There are already signs of the industry taking on the challenge. Retailers like AGL, Origin and Horizon have developed innovative products which are simple for the consumer but overlay more complicated network charging mechanisms.
In its recent response to the Finkel Review, the Australian Energy Council indicated that the retail sector is ready to play its part in this future transition:
Competition is more likely to drive innovation and facilitate the deployment of energy services to consumers at the lowest possible cost. A point that is often overlooked is that cost-reflective network tariffs do not have to be passed through in full to be effective. Retail competition will drive retailers to design value propositions for customers that are easy to understand. It is too early to be definitive about the forms these may take, but they could include rebates for load control (to be used in a way that does not affect amenity, such as off peak pool pumps and air conditioner cycling) or fixed price contracts where the retailer manages the underlying risks arising from the customers’ load profile.
As Minister Frydenberg argues, effective progress on pricing reform is likely to require less heavy handed intervention by Governments. It will also need to be supported by a genuine commitment from all participants in the energy supply chain to enable customers to make informed decisions and share in the benefits of fairer and more efficient pricing.

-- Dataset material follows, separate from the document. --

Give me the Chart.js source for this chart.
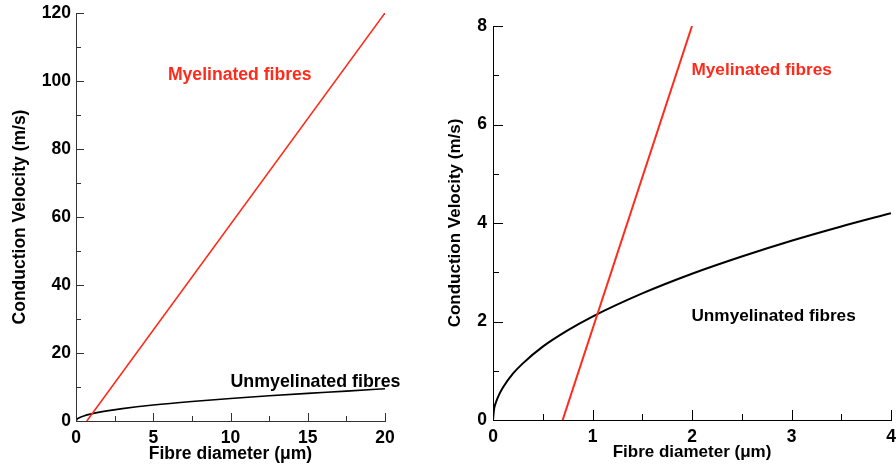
<!DOCTYPE html>
<html>
<head>
<meta charset="utf-8">
<script src="https://cdn.jsdelivr.net/npm/chart.js@4/dist/chart.umd.min.js"></script>
<style>
  html, body { margin: 0; padding: 0; background: #fff; }
  #wrap { position: relative; width: 896px; height: 466px; overflow: hidden; }
  .pane { position: absolute; top: 0; }
</style>
</head>
<body>
<div id="wrap">
  <div class="pane" style="left:0;width:440px;height:466px;"><canvas id="cLeft"></canvas></div>
  <div class="pane" style="left:440px;width:456px;height:466px;"><canvas id="cRight"></canvas></div>
</div>
<script>
// ---------- DATA ----------
// Left panel (0–20 µm)
const leftMyelDiameter = [0.7, 20];
const leftMyelVelocity = [0, 120];
const leftUnmyDiameter = [0, 0.1, 0.25, 0.5, 1, 2, 3, 5, 7.5, 10, 12.5, 15, 17.5, 20];
const leftUnmyVelocity = [0, 0.66, 1.05, 1.5, 2.1, 2.97, 3.64, 4.7, 5.75, 6.64, 7.42, 8.13, 8.78, 9.5];
const leftXTicks = [0, 5, 10, 15, 20];
const leftXMinor = [2.5, 7.5, 12.5, 17.5];
const leftYTicks = [0, 20, 40, 60, 80, 100, 120];
const leftYMinor = [10, 30, 50, 70, 90, 110];

// Right panel (0–4 µm)
const rightMyelDiameter = [0.7, 2];
const rightMyelVelocity = [0, 8];
const rightUnmyDiameter = [0, 0.01, 0.03, 0.06, 0.1, 0.2, 0.3, 0.5, 0.75, 1, 1.5, 2, 2.5, 3, 3.5, 4];
const rightUnmyVelocity = [0, 0.21, 0.36, 0.51, 0.66, 0.94, 1.15, 1.49, 1.82, 2.1, 2.57, 2.97, 3.32, 3.64, 3.93, 4.2];
const rightXTicks = [0, 1, 2, 3, 4];
const rightXMinor = [0.5, 1.5, 2.5, 3.5];
const rightYTicks = [0, 2, 4, 6, 8];
const rightYMinor = [1, 3, 5, 7];

const xTitle = 'Fibre diameter (\u03bcm)';
const yTitle = 'Conduction Velocity (m/s)';
const myelLabel = 'Myelinated fibres';
const unmyLabel = 'Unmyelinated fibres';

// ---------- helpers ----------
const FONT = '"Liberation Sans", Arial, Helvetica, sans-serif';
const RED = '#ff2a1a';
const toPts = (xs, ys) => xs.map((x, i) => ({ x: x, y: ys[i] }));

// Inward tick marks drawn through the chart's own scales
const inwardTicks = {
  id: 'inwardTicks',
  afterDraw(chart, args, o) {
    const ctx = chart.ctx, xs = chart.scales.x, ys = chart.scales.y, a = chart.chartArea;
    ctx.save();
    ctx.strokeStyle = o.color; ctx.lineWidth = 1;
    ctx.beginPath();
    const xl = (v, len) => { const p = Math.round(xs.getPixelForValue(v)) + 0.5; ctx.moveTo(p, a.bottom); ctx.lineTo(p, a.bottom - len); };
    const yl = (v, len) => { const p = Math.round(ys.getPixelForValue(v)) + 0.5; ctx.moveTo(a.left, p); ctx.lineTo(a.left + len, p); };
    o.xMajor.forEach(v => xl(v, o.major));
    o.xMinor.forEach(v => xl(v, o.minor));
    o.yMajor.forEach(v => yl(v, o.major));
    o.yMinor.forEach(v => yl(v, o.minor));
    ctx.stroke();
    ctx.restore();
  }
};

// Text labels placed in data coordinates
const curveLabels = {
  id: 'curveLabels',
  afterDatasetsDraw(chart, args, o) {
    const ctx = chart.ctx;
    ctx.save();
    ctx.textAlign = 'center'; ctx.textBaseline = 'middle';
    o.items.forEach(it => {
      ctx.font = 'bold ' + it.size + 'px ' + FONT;
      ctx.fillStyle = it.color;
      ctx.fillText(it.text, chart.scales.x.getPixelForValue(it.x), chart.scales.y.getPixelForValue(it.y));
    });
    ctx.restore();
  }
};

function makeChart(id, cfg) {
  return new Chart(document.getElementById(id), {
    type: 'scatter',
    data: {
      datasets: [
        { data: toPts(cfg.myX, cfg.myY), showLine: true, borderColor: RED, borderWidth: cfg.lw, pointRadius: 0, fill: false },
        { data: toPts(cfg.unX, cfg.unY), showLine: true, borderColor: '#000', borderWidth: cfg.lw, pointRadius: 0, fill: false, cubicInterpolationMode: 'monotone' }
      ]
    },
    options: {
      responsive: true, maintainAspectRatio: false, animation: false,
      events: [],
      layout: { padding: cfg.padding },
      plugins: {
        legend: { display: false }, tooltip: { enabled: false },
        inwardTicks: { color: cfg.axisColor, major: cfg.major, minor: cfg.minor, xMajor: cfg.xTicks, xMinor: cfg.xMinor, yMajor: cfg.yTicks, yMinor: cfg.yMinor },
        curveLabels: { items: cfg.labels }
      },
      scales: {
        x: {
          type: 'linear', min: cfg.xTicks[0], max: cfg.xTicks[cfg.xTicks.length - 1],
          afterBuildTicks: s => { s.ticks = cfg.xTicks.map(v => ({ value: v })); },
          afterFit: s => { s.height = cfg.xAxisH; s.paddingLeft = 0; s.paddingRight = 0; },
          grid: { display: false, drawTicks: false },
          border: { display: true, color: cfg.axisColor, width: 1 },
          ticks: { color: '#000', font: { family: FONT, size: cfg.tickSize, weight: 'bold' }, padding: cfg.xTickPad, maxRotation: 0, autoSkip: false },
          title: { display: true, text: xTitle, color: '#000', font: { family: FONT, size: cfg.titleSize, weight: 'bold' }, padding: cfg.xTitlePad }
        },
        y: {
          type: 'linear', min: cfg.yTicks[0], max: cfg.yTicks[cfg.yTicks.length - 1],
          afterBuildTicks: s => { s.ticks = cfg.yTicks.map(v => ({ value: v })); },
          afterFit: s => { s.width = cfg.yAxisW; s.paddingTop = 0; s.paddingBottom = 0; },
          grid: { display: false, drawTicks: false },
          border: { display: true, color: cfg.axisColor, width: 1 },
          ticks: { color: '#000', font: { family: FONT, size: cfg.tickSize, weight: 'bold' }, padding: cfg.yTickPad, autoSkip: false },
          title: { display: true, text: yTitle, color: '#000', font: { family: FONT, size: cfg.titleSize, weight: 'bold' }, padding: cfg.yTitlePad }
        }
      }
    },
    plugins: [inwardTicks, curveLabels]
  });
}

makeChart('cLeft', {
  myX: leftMyelDiameter, myY: leftMyelVelocity, unX: leftUnmyDiameter, unY: leftUnmyVelocity,
  xTicks: leftXTicks, xMinor: leftXMinor, yTicks: leftYTicks, yMinor: leftYMinor,
  lw: 1.6, axisColor: '#333', major: 8, minor: 5,
  padding: { top: 13, right: 55, left: 0, bottom: 0 },
  xAxisH: 45, yAxisW: 76, tickSize: 17.5, titleSize: 17.5,
  xTickPad: 7, yTickPad: 5, xTitlePad: { top: 0, bottom: 1 }, yTitlePad: { top: 10, bottom: 0 },
  labels: [
    { text: myelLabel, x: 10.6, y: 101.8, color: RED, size: 17.6 },
    { text: unmyLabel, x: 15.5, y: 11.5, color: '#000', size: 17.8 }
  ]
});

makeChart('cRight', {
  myX: rightMyelDiameter, myY: rightMyelVelocity, unX: rightUnmyDiameter, unY: rightUnmyVelocity,
  xTicks: rightXTicks, xMinor: rightXMinor, yTicks: rightYTicks, yMinor: rightYMinor,
  lw: 2, axisColor: '#000', major: 10, minor: 6,
  padding: { top: 26, right: 5, left: 0, bottom: 0 },
  xAxisH: 46, yAxisW: 53, tickSize: 17.5, titleSize: 17,
  xTickPad: 7, yTickPad: 6, xTitlePad: { top: 0, bottom: 3 }, yTitlePad: { top: 5, bottom: 0 },
  labels: [
    { text: myelLabel, x: 2.7, y: 7.1, color: RED, size: 17.2 },
    { text: unmyLabel, x: 2.82, y: 2.11, color: '#000', size: 17.2 }
  ]
});
</script>
</body>
</html>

[1] COAG Energy Council, Communique, December 2014
[2] AEMC: New rules for cost-reflective distribution network prices, News Release November 2014
[3] Paul Simshauser and David Downer, On the inequity of flat-rate electricity tariffs, AGL Applied Economic and Policy Research, Working Paper 41 http://aglblog.com.au/wp-content/uploads/No.41-On-the-inequity-of-tariffs.pdf
[4] Speech to the Energy Consumers Australia Foresighting Forum
[5] ActewAGL, Re: Issues paper—Tariff structure statement proposal, ActewAGL, Submission to AER, 28 April 2016, p.5.
[6] NER, cl. 6.18.5(a).
[7] AEMC, Ensuring the regulatory framework facilitates competitive and efficient energy markets in a time of technological change: Address at Australian Energy Week 2016, 21 June 2016, p. 4.